2008: Zwei junge Frauen in Holzfällerhemden sitzen in einem Wald in Schweden und covern einen Song der Indie-Band Fleet Foxes. First Aid Kit, zwei Schwestern, die mit diesem YouTube-Video zu einer der ersten Bands werden, deren schneller Erfolg ohne Internet nicht denkbar wäre. "Ruins" ist nun das vierte Album von Klara und Johanna Söderberg.
Sehnsüchtiger Gesang
Schwelgerische Slide-Gitarren, Hammond-Orgel, akustische Gitarren, dazu das beste Instrument: der immer etwas sehnsüchtige Gesang der beiden Schwestern. Mal laut und anklagend, dann wieder nachdenklich, wie in "Fireworks": "In 'Fireworks' geht es um die Ideale und Ziele im Leben, denen du blind hinterherrennst. Du versuchst so sehr, sie zu erreichen, dass du am Ende plötzlich alleine dastehst. Eine Zeile ist: Ich bin die Einzige auf der Ziellinie", sagt Johanna Söderberg. Zwei Millenials singen über ihre Zeit: nicht wirklich wissen, wer man ist und wohin man soll in dieser Welt, die einem so wenig Sicherheit zu geben scheint.
Eigentlich ist "Ruins" ein Trennungsalbum. Das Thema – so klassisch wie die Musik dazu. Ein bisschen Nashville-Country, ein bisschen Folk, ein bisschen Indie-Pop. Gut gelaunt – und tief traurig. First Aid Kit singen über das Leben, und das ist eben immer beides, erklärt Klara Söderberg: "Man soll sich beim Hören fühlen, als würde man wirklich durch eine Ruine gehen. Man sieht Dinge, die einen total traurig machen – und andere, die wunderschön sind. Es ist wie mit dem Leben. Und am Ende sind es die schweren Zeiten, die dich zu einem selbstbewussten Menschen machen."

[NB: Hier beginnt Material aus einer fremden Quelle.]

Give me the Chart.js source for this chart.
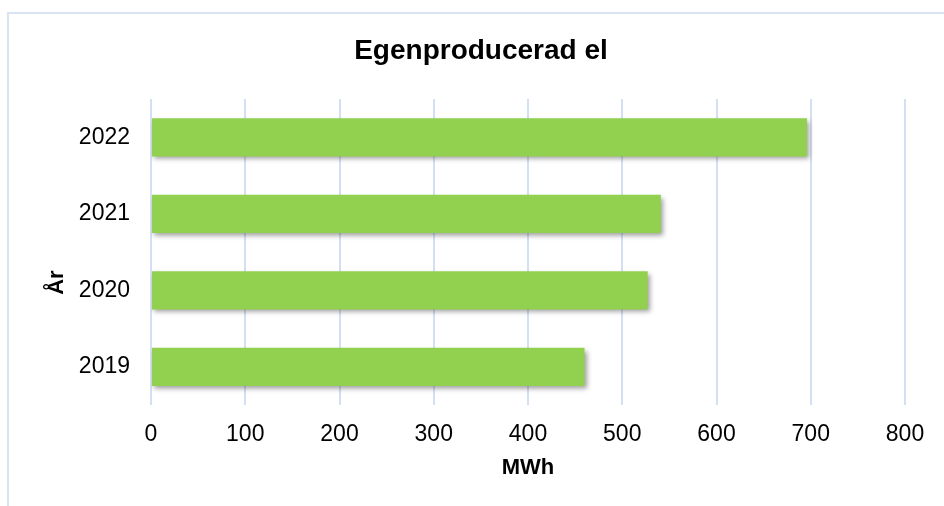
<!DOCTYPE html>
<html>
<head>
<meta charset="utf-8">
<script src="https://cdn.jsdelivr.net/npm/chart.js@4"></script>
<style>
  html, body { margin: 0; padding: 0; background: #ffffff; }
  #wrap { position: relative; width: 944px; height: 506px; overflow: hidden; }
  #frame {
    position: absolute; left: 7px; top: 12px; width: 960px; height: 520px;
    border: 2px solid #d9e4f3; box-sizing: border-box; pointer-events: none;
  }
  #c { position: absolute; left: 0; top: 0; }
</style>
</head>
<body>
<div id="wrap">
  <div id="frame"></div>
  <canvas id="c" width="944" height="506"></canvas>
</div>
<script>
// Egenproducerad el per år (MWh)
const years = ['2019', '2020', '2021', '2022'];
const mwh = [460, 527, 541, 696];
const xTicks = [0, 100, 200, 300, 400, 500, 600, 700, 800];

const FONT = '"Liberation Sans", Arial, sans-serif';
const GREEN = '#92d050';
const GRID = '#d3dff2';

// soft drop shadow under the bars
const barShadow = {
  id: 'barShadow',
  beforeDatasetsDraw(chart) {
    const ctx = chart.ctx;
    ctx.save();
    ctx.shadowColor = 'rgba(0,0,0,0.38)';
    ctx.shadowBlur = 5;
    ctx.shadowOffsetX = 2;
    ctx.shadowOffsetY = 3;
  },
  afterDatasetsDraw(chart) {
    chart.ctx.restore();
  }
};

// chart heading and rotated category-axis title
const headings = {
  id: 'headings',
  afterDraw(chart) {
    const ctx = chart.ctx;
    const a = chart.chartArea;
    ctx.save();
    ctx.fillStyle = '#000000';
    ctx.textAlign = 'center';
    ctx.textBaseline = 'middle';
    ctx.font = 'bold 28px ' + FONT;
    ctx.fillText('Egenproducerad el', 481, 51);
    ctx.translate(57, a.top + a.height * 0.6);
    ctx.rotate(-Math.PI / 2);
    ctx.font = 'bold 22px ' + FONT;
    ctx.fillText('År', 0, 0);
    ctx.restore();
  }
};

new Chart(document.getElementById('c'), {
  type: 'bar',
  data: {
    labels: years,
    datasets: [{
      label: 'Egenproducerad el',
      data: mwh,
      backgroundColor: GREEN,
      borderWidth: 0,
      barPercentage: 0.5,
      categoryPercentage: 1.0
    }]
  },
  options: {
    indexAxis: 'y',
    responsive: false,
    animation: false,
    layout: { padding: { left: 0, right: 39, top: 99, bottom: 0 } },
    plugins: {
      legend: { display: false },
      tooltip: { enabled: false },
      title: { display: false }
    },
    scales: {
      x: {
        min: 0,
        max: 800,
        afterBuildTicks(scale) {
          scale.ticks = xTicks.map(v => ({ value: v }));
        },
        afterFit(scale) { scale.height = 101; },
        grid: { color: GRID, lineWidth: 2, drawTicks: false },
        border: { display: false },
        ticks: {
          color: '#000000',
          font: { family: FONT, size: 23 },
          padding: 16
        },
        title: {
          display: true,
          text: 'MWh',
          color: '#000000',
          font: { family: FONT, size: 22, weight: 'bold' },
          padding: { top: 4, bottom: 25 }
        }
      },
      y: {
        reverse: true,
        afterFit(scale) { scale.width = 151; },
        grid: { display: false, drawTicks: false },
        border: { display: false },
        ticks: {
          color: '#000000',
          font: { family: FONT, size: 23 },
          padding: 21
        }
      }
    }
  },
  plugins: [barShadow, headings]
});
</script>
</body>
</html>
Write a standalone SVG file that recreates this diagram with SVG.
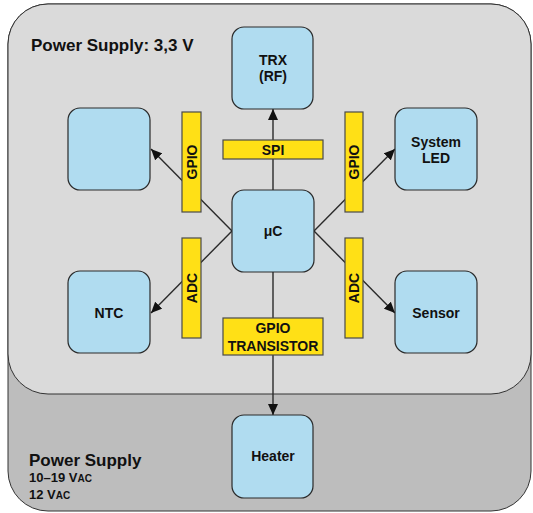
<svg xmlns="http://www.w3.org/2000/svg" width="533" height="513" viewBox="0 0 533 513">
<style>
.node{fill:#b0dcf0;stroke:#2a2a2a;stroke-width:1.2}
.bar{fill:#ffe016;stroke:#4a4a4a;stroke-width:1.2}
.t{font-family:"Liberation Sans",Arial,sans-serif;font-weight:bold;fill:#111;text-anchor:middle}
.n{font-size:14px}
.lbl{font-size:14px}
.title{font-family:"Liberation Sans",Arial,sans-serif;font-weight:bold;fill:#111;font-size:17px}
.sub{font-family:"Liberation Sans",Arial,sans-serif;font-weight:bold;fill:#111;font-size:13px}
.conn{stroke:#2a2a2a;stroke-width:1.4;fill:none}
</style>
<defs>
<marker id="ah" markerUnits="userSpaceOnUse" markerWidth="12" markerHeight="10" refX="11" refY="5" orient="auto">
<path d="M0,0 L11,5 L0,10 z" fill="#111"/>
</marker>
</defs>
<g id="background">
<rect x="8" y="4" width="523" height="507" rx="40" ry="40" fill="#bdbdbd" stroke="#333" stroke-width="1"/>
<rect x="8" y="4" width="523" height="390" rx="40" ry="40" fill="#dadada" stroke="#333" stroke-width="1"/>
<text class="title" x="31" y="51">Power Supply: 3,3 V</text>
<text class="title" x="29" y="466">Power Supply</text>
<text class="sub" x="29" y="482">10–19 V<tspan font-size="10">AC</tspan></text>
<text class="sub" x="29" y="499">12 V<tspan font-size="10">AC</tspan></text>
</g>
<g id="connectors">
<line class="conn" x1="273" y1="190" x2="273" y2="109" marker-end="url(#ah)"/>
<line class="conn" x1="232" y1="231" x2="151" y2="149" marker-end="url(#ah)"/>
<line class="conn" x1="232" y1="231" x2="151" y2="313" marker-end="url(#ah)"/>
<line class="conn" x1="314" y1="231" x2="395" y2="149" marker-end="url(#ah)"/>
<line class="conn" x1="314" y1="231" x2="395" y2="313" marker-end="url(#ah)"/>
<line class="conn" x1="273" y1="272" x2="273" y2="415" marker-end="url(#ah)"/>
</g>
<g id="trx"><rect class="node" x="232" y="27" width="81" height="82" rx="12"/><text class="t n" x="273" y="65">TRX</text><text class="t n" x="273" y="81">(RF)</text></g>
<g id="blank"><rect class="node" x="68" y="108" width="82" height="82" rx="12"/></g>
<g id="system-led"><rect class="node" x="395" y="108" width="82" height="82" rx="12"/><text class="t n" x="436" y="147">System</text><text class="t n" x="436" y="163">LED</text></g>
<g id="uc"><rect class="node" x="232" y="190" width="82" height="82" rx="12"/><text class="t n" x="273" y="236">μC</text></g>
<g id="ntc"><rect class="node" x="68" y="271" width="82" height="82" rx="12"/><text class="t n" x="109" y="318">NTC</text></g>
<g id="sensor"><rect class="node" x="395" y="271" width="82" height="82" rx="12"/><text class="t n" x="436" y="318">Sensor</text></g>
<g id="heater"><rect class="node" x="232" y="415" width="81" height="83" rx="12"/><text class="t n" x="273" y="461">Heater</text></g>
<g id="spi"><rect class="bar" x="223" y="140" width="100" height="19"/><text class="t lbl" x="273" y="155">SPI</text></g>
<g id="gpio-left"><rect class="bar" x="182" y="112" width="19" height="100"/><text class="t lbl" transform="translate(196.5,162) rotate(-90)">GPIO</text></g>
<g id="gpio-right"><rect class="bar" x="345" y="112" width="18" height="100"/><text class="t lbl" transform="translate(359,162) rotate(-90)">GPIO</text></g>
<g id="adc-left"><rect class="bar" x="182" y="238" width="19" height="100"/><text class="t lbl" transform="translate(196.5,288) rotate(-90)">ADC</text></g>
<g id="adc-right"><rect class="bar" x="345" y="238" width="18" height="100"/><text class="t lbl" transform="translate(359,288) rotate(-90)">ADC</text></g>
<g id="gpio-transistor"><rect class="bar" x="223" y="318" width="100" height="37"/><text class="t lbl" x="273" y="333">GPIO</text><text class="t lbl" x="273" y="351">TRANSISTOR</text></g>
</svg>
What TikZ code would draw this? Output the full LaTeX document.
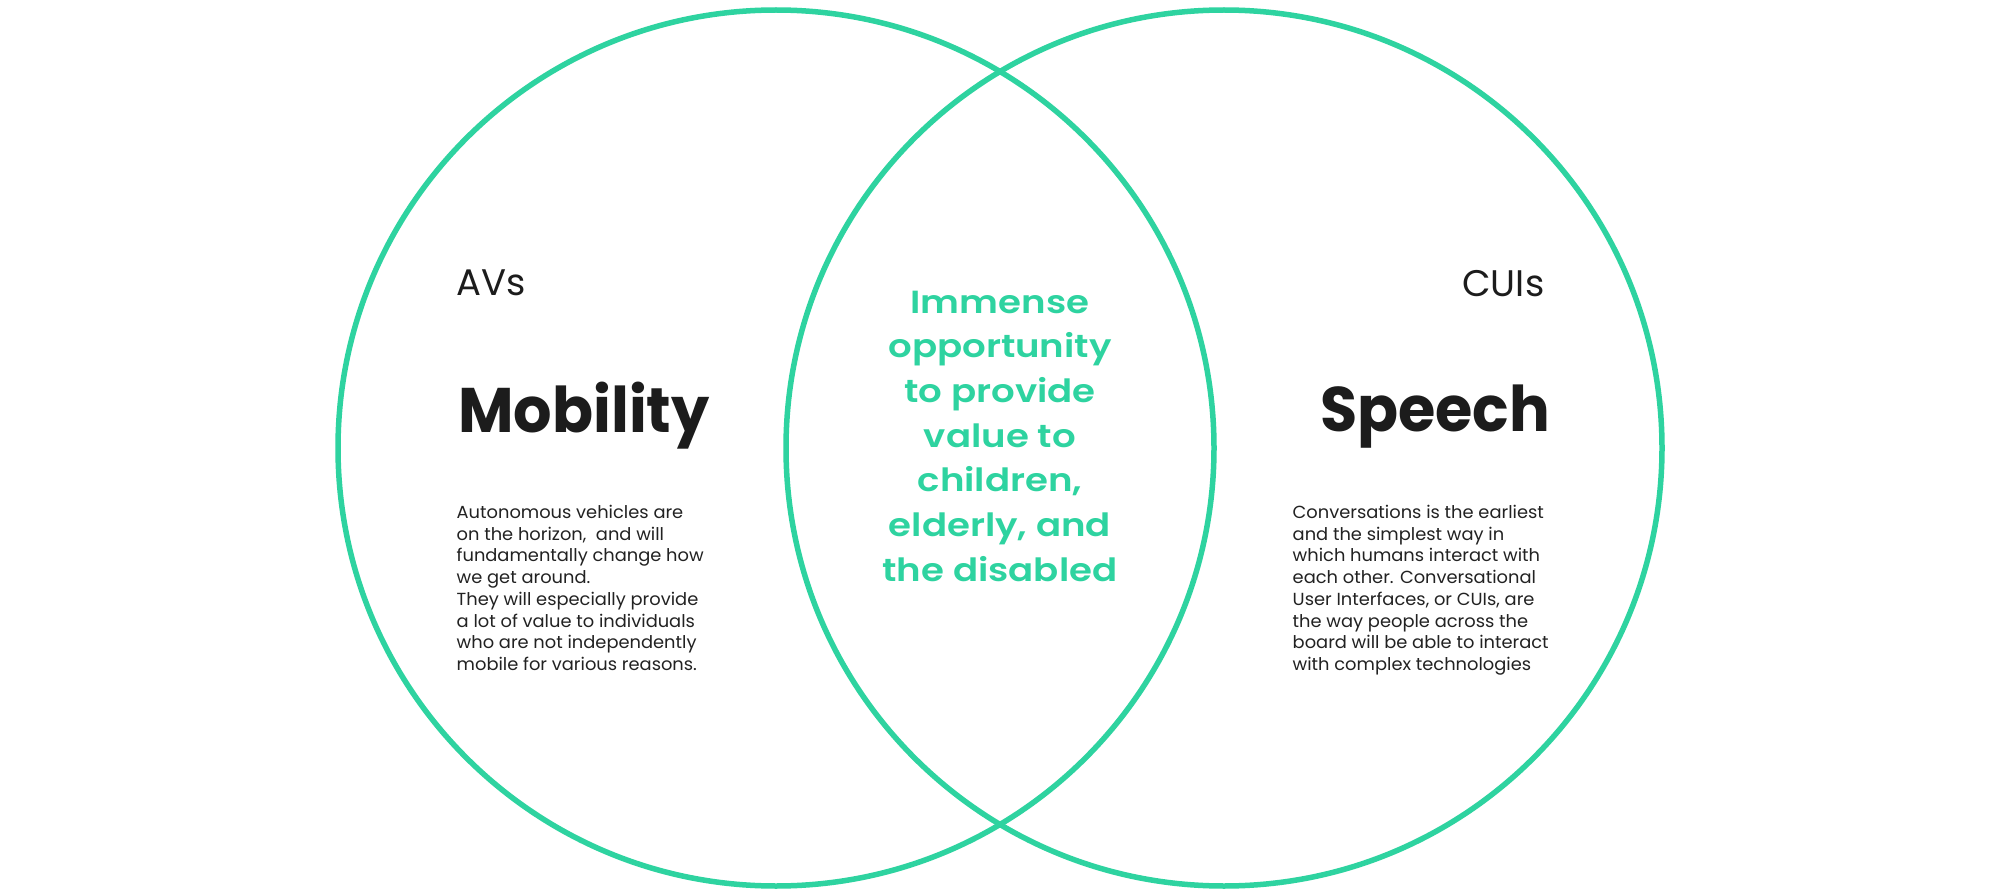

Soundtrack für melancholische Abende an der Bar
"Ruins" wirkt vor allem sehr nett. Verlust, Herzschmerz, Burn-out, all das wird verpackt in muntere Balladen. Die Themen: nicht sehr innovativ, aber menschlich. Manchmal zu menschlich. Wie im vermutlich ironisch gemeinten Trennungs-Song "Hem Of Her Dress". Der Trennungsschmerz dargestellt von einem trunkenen Seemannschor, das ist dann doch zu plakativ. Was dem Album fehlt, ist ein wirklich wütender Song wie "You Are The Problem", den First Aid Kit im März letzten Jahres, also noch vor der #MeToo-Debatte, veröffentlicht haben, und in dem sie Vergewaltigern ein leidvolles Leben wünschen.
Man kann "Ruins” wunderbar nebenbei hören, sogar übers Whiskeytrinken wird einmal gesungen. First Aid Kit, das ist immer noch ein guter Soundtrack für melancholische Abende an der Bar, in Nashville, Erlangen oder anderswo. Universelle Vergangenheitsmusik, inspiriert von Joni Mitchel und Fleetwood Mac, einlullend und nett. Es fällt schwer, diese beiden Musikerinnen nicht zu mögen, so sehr man es auch versucht.